Takeaway: What are Your Expectations?
What an important question that John asked of Jesus. It is one that many ask today and one some of you may periodically ask as well, even if you’ve spent years in the church or with faith.
Is Jesus the real deal or is there something else
It’s a great question and you are in good company to ask it. John the Baptist asked it and he knew Jesus personally (and was the last great prophet!). At least several times a year I think it in the middle of the night or as I go about this work that is predicated on Jesus being the real deal.
God can handle our questions and our doubt; so ask away!
And here’s Jesus’ response: check me out. Listen to my words; look at what I did in my ministry. See how I keep, fulfill, and complete God’s ancient promises. Look at the lives I have changed and the signs of God’s Kingdom that accompany everything I do.
And related to that, don’t forget what God HAS done in your life; your willingness to remember may significantly strengthen your own faith. Your willingness to share that story may significantly strengthen another person’s faith.
The worst thing we can do in regards to our own faith is not to doubt, but to refuse to look and listen. Likewise, we don’t do anyone else favors by keeping what God has done in our life a secret. Besides, doubt ASKS questions; doubt seeks; doubt looks. It is unbelief that refuses to look.

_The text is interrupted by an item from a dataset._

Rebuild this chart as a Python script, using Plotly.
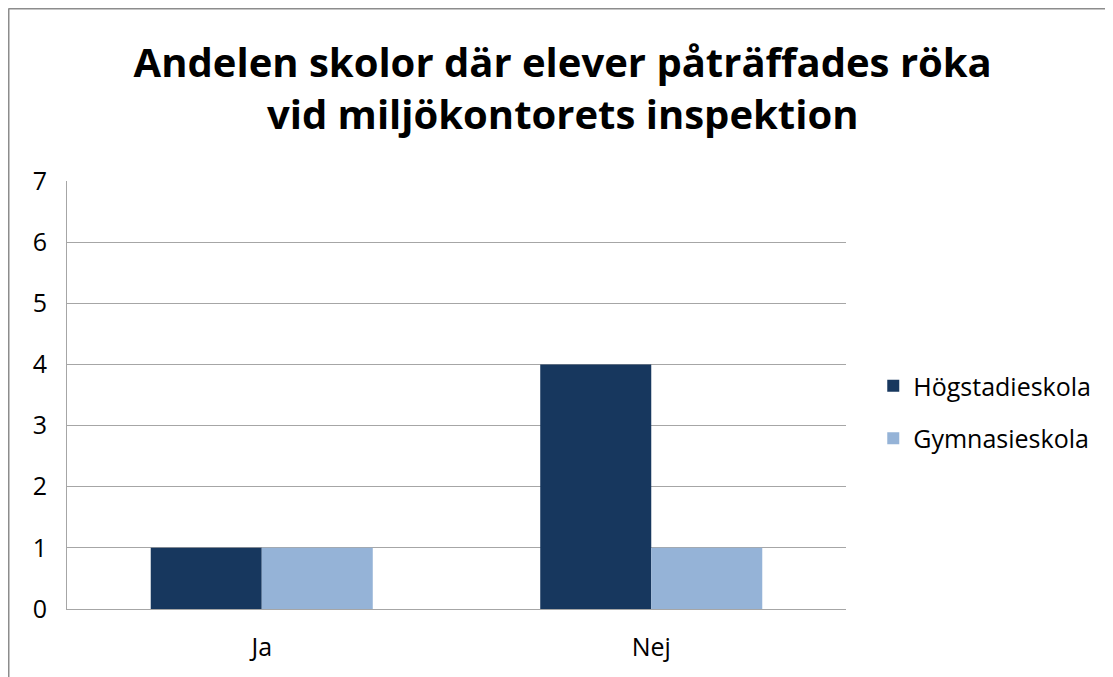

And we’ve only scratched the surface of Jesus’ teaching and actions; the most significant is yet to come as we move towards Easter and follow the narrative of how he gave up his life in obedience to God and for the sake of love.
I’ll remind you of the “questions at the Table” jar out on the Communion Table. I’ll remind you of our Wednesday night Bible study where we are asking some of the hard questions together.
Your questions are welcome here: that’s good news AND encouraging news, isn’t it… if you are willing to accept it. As Jesus said, “Let the one who has ears to hear, hear it.” Amen.